Thursday, August 09, 2007

The Little Red House

Wenonah is ringed with woods. They were our favorite places. They weren't wide or deep but they were nearly unvisited by adults or anyone but children. Beyond the woods were the swamps of the Mantua Creek. Once, back in the 1800's the creek was wide and deep. But towns up and down the creek dammed off feeder streams to create ponds and lakes for recreation and decoration and by the time I was young it was a stream about 16 feet wide surrounded by swamp. The swamps were home to muskrat and cattails and birds and had a deep swamp smell. They were scary and inviting.
You could run through them once you knew how. How to avoid the deep mud, find the hillocks and firm places. We did so with abandon. I think it was in 4th grade we found the Little Red House. It was down by the sewer plant at the end of Mantua Avenue on the North side on the Mantua border. You had to walk down a dirt road past the sewer plant a few hundred yards and there it old abandoned shotgun shack. Red. Empty. Falling apart. Me, Chris, Terry, Ed Mossop, Mick, and a few others went several times there to explore. To walk through it's empty rooms and just look.

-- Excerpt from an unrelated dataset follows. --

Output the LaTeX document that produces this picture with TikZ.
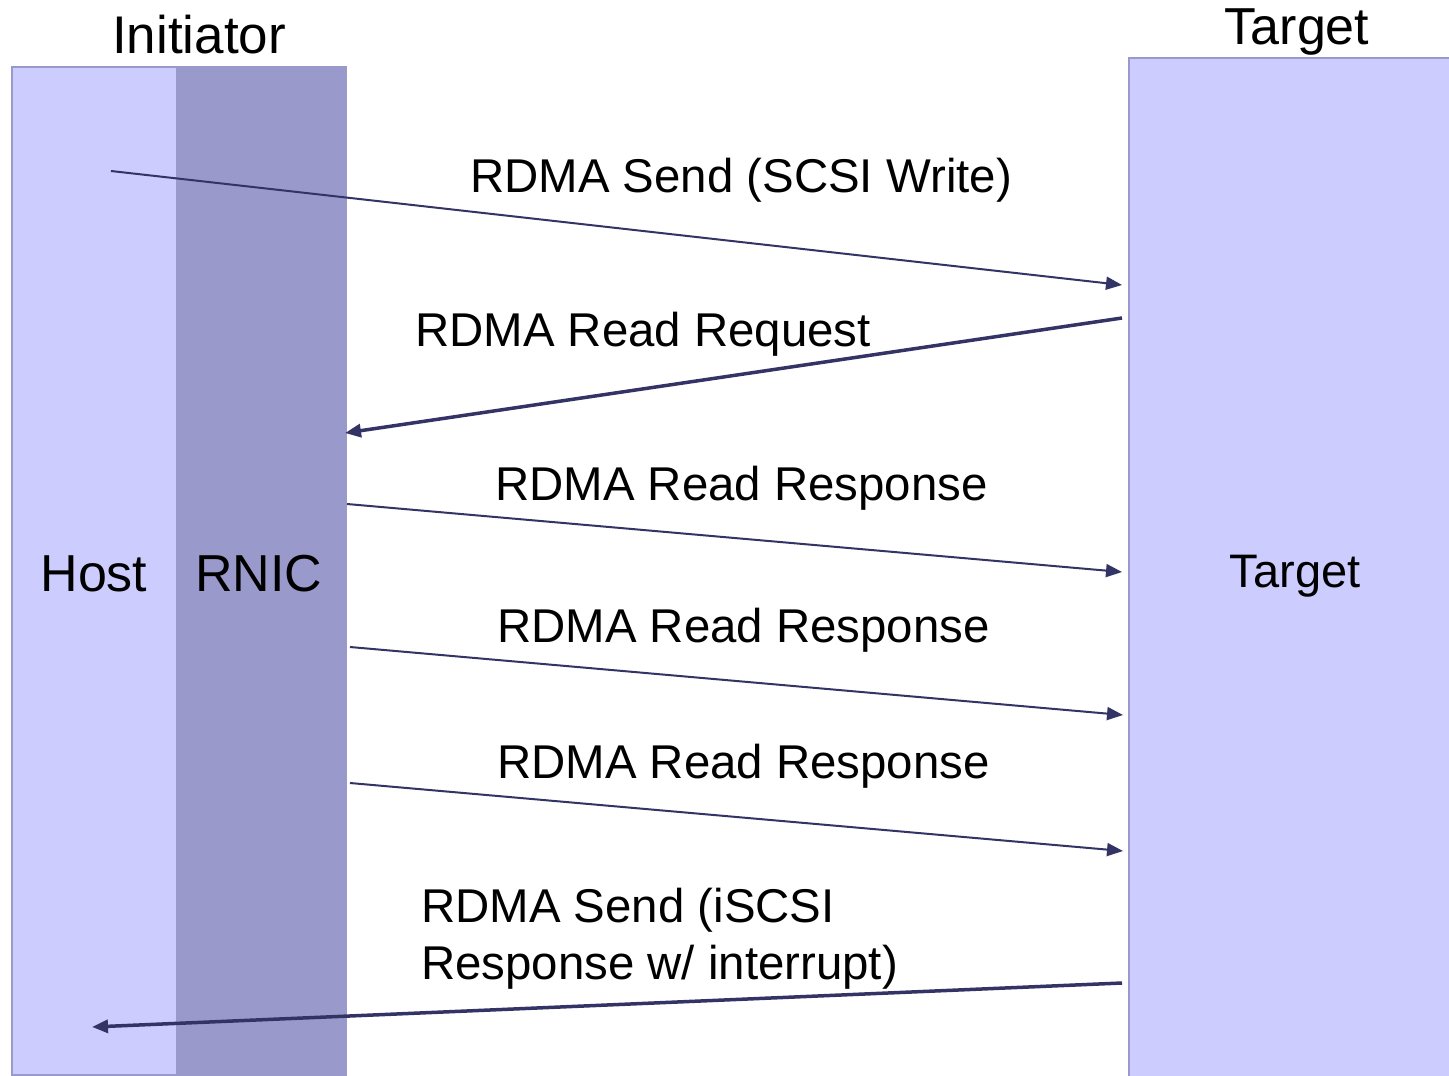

It was eerie and weird and frightening. And just beyond were the swamps. One day we all walked out to the swamps. We got perhaps thirty feet out when we hit quick mud. This was deep mud that sucked you down. The more you pulled to get out the deeper you went in. Ed Mossop went out furthest and got caught up to his waist. We struggled with panic and terror to free him. It was low tide. If we couldn't get him loose who knew what might happen. He might be sucked all the way in and die. He might drown. Hours of struggle ensued. Mud sucked and pulled and we pulled and Eddie came loose. No shoes. Covered chest deep in swamp mud. We stumbled back. Stunned. Frightened. It was the first time in our lives we confronted a situation in which we might die. We were terrified. Exhilerated. Stunned.
It became legend.
We never went back. The house sank into oblivion. But the struggle became our story.
We learned how to walk on the swamps. How to avoid quick mud. How to leap and dance and play in the swamps. We ran up and down the length of them from the bridge to the trestle. Perhaps a half mile but it seemed like a league.
We began to find weapons. Cattails were spears and hammers once wrenched loose. We waged epic battles up and down the creek. We tore open skunk cabbage and relished it's funk. We were gods.
We learned you could make money on the swamp. You could set traps and catch muskrat and sell them to fur traders. You made more money selling a muskrat than you could on a newspaper route. We knew how to set leghold traps and live traps and we knew where they lived. My Uncle Al from Pennsylvania told us that in the late 40's he sold muskrats to the black people in his town for food. We were stunned. Amazed.
We loved our swamp. More than the woods. Anyone could walk in the woods...only a skilled kid could navigate the swamps. We fought wars with kids from Mantua across the creek. We cherished Christmas gifts of hip boots so we could slog across streams and even the low points of the creek.
When we came home, covered in muck, my mother banished us to the basement to strip our clothes. Rich with the funk of mud and death and life.
When I was much older my father in law fed us a meal of channel catfish caught in the south. It tasted of swamp. I couldn't eat.